[Required work] Without including any images, repeat the data exactly.

[Dataset extract]
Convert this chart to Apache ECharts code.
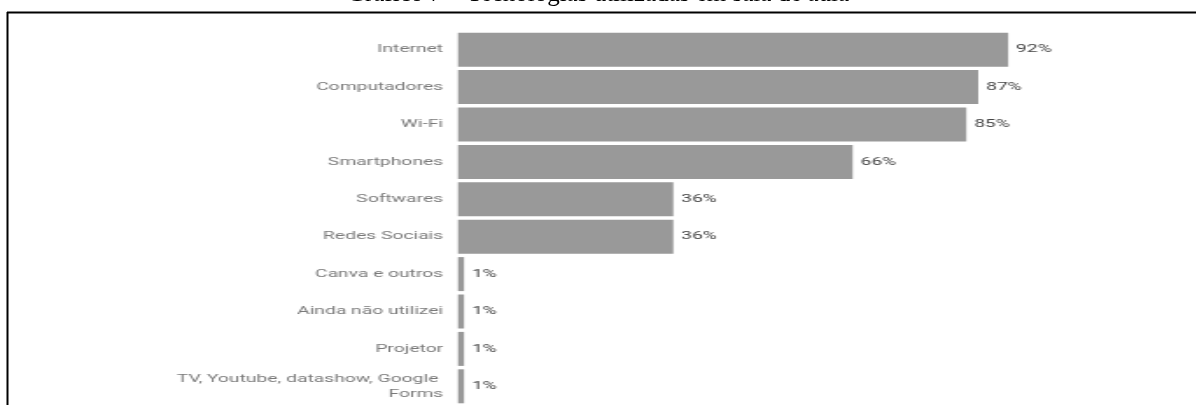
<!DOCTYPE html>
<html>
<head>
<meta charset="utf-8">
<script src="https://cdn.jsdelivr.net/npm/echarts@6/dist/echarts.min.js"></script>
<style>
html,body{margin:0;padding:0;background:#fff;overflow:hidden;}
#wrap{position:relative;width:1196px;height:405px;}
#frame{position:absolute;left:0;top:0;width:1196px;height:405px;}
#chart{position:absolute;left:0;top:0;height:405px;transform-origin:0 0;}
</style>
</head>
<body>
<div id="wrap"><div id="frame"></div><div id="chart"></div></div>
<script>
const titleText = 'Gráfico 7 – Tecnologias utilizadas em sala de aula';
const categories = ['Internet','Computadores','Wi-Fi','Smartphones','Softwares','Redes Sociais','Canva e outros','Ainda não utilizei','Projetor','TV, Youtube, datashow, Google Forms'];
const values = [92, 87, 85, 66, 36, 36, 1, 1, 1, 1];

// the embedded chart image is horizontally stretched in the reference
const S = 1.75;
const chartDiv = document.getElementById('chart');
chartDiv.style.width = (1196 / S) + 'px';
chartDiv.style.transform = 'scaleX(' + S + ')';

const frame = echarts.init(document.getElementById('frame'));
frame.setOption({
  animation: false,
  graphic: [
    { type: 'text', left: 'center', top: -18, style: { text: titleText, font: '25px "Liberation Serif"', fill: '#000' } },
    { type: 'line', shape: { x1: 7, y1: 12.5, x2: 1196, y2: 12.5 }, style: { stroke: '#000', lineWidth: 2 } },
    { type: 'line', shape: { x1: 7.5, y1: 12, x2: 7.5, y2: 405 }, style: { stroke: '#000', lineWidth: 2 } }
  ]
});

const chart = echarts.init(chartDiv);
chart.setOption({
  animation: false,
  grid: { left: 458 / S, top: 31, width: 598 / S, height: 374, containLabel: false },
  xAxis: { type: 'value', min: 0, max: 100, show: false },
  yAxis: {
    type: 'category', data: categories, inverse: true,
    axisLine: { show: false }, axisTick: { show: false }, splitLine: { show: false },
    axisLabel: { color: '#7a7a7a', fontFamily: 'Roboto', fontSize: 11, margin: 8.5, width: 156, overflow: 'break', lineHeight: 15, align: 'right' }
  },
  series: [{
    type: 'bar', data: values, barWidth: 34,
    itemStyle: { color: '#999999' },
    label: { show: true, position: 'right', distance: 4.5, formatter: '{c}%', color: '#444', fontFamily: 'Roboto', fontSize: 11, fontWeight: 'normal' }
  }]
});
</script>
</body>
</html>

[Answer to this exercise]
Convert this chart to Apache ECharts code.
<!DOCTYPE html>
<html>
<head>
<meta charset="utf-8">
<script src="https://cdn.jsdelivr.net/npm/echarts@6/dist/echarts.min.js"></script>
<style>
html,body{margin:0;padding:0;background:#fff;overflow:hidden;}
#wrap{position:relative;width:1196px;height:405px;}
#frame{position:absolute;left:0;top:0;width:1196px;height:405px;}
#chart{position:absolute;left:0;top:0;height:405px;transform-origin:0 0;}
</style>
</head>
<body>
<div id="wrap"><div id="frame"></div><div id="chart"></div></div>
<script>
const titleText = 'Gráfico 7 – Tecnologias utilizadas em sala de aula';
const categories = ['Internet','Computadores','Wi-Fi','Smartphones','Softwares','Redes Sociais','Canva e outros','Ainda não utilizei','Projetor','TV, Youtube, datashow, Google Forms'];
const values = [92, 87, 85, 66, 36, 36, 1, 1, 1, 1];

// the embedded chart image is horizontally stretched in the reference
const S = 1.75;
const chartDiv = document.getElementById('chart');
chartDiv.style.width = (1196 / S) + 'px';
chartDiv.style.transform = 'scaleX(' + S + ')';

const frame = echarts.init(document.getElementById('frame'));
frame.setOption({
  animation: false,
  graphic: [
    { type: 'text', left: 'center', top: -18, style: { text: titleText, font: '25px "Liberation Serif"', fill: '#000' } },
    { type: 'line', shape: { x1: 7, y1: 12.5, x2: 1196, y2: 12.5 }, style: { stroke: '#000', lineWidth: 2 } },
    { type: 'line', shape: { x1: 7.5, y1: 12, x2: 7.5, y2: 405 }, style: { stroke: '#000', lineWidth: 2 } }
  ]
});

const chart = echarts.init(chartDiv);
chart.setOption({
  animation: false,
  grid: { left: 458 / S, top: 31, width: 598 / S, height: 374, containLabel: false },
  xAxis: { type: 'value', min: 0, max: 100, show: false },
  yAxis: {
    type: 'category', data: categories, inverse: true,
    axisLine: { show: false }, axisTick: { show: false }, splitLine: { show: false },
    axisLabel: { color: '#7a7a7a', fontFamily: 'Roboto', fontSize: 11, margin: 8.5, width: 156, overflow: 'break', lineHeight: 15, align: 'right' }
  },
  series: [{
    type: 'bar', data: values, barWidth: 34,
    itemStyle: { color: '#999999' },
    label: { show: true, position: 'right', distance: 4.5, formatter: '{c}%', color: '#444', fontFamily: 'Roboto', fontSize: 11, fontWeight: 'normal' }
  }]
});
</script>
</body>
</html>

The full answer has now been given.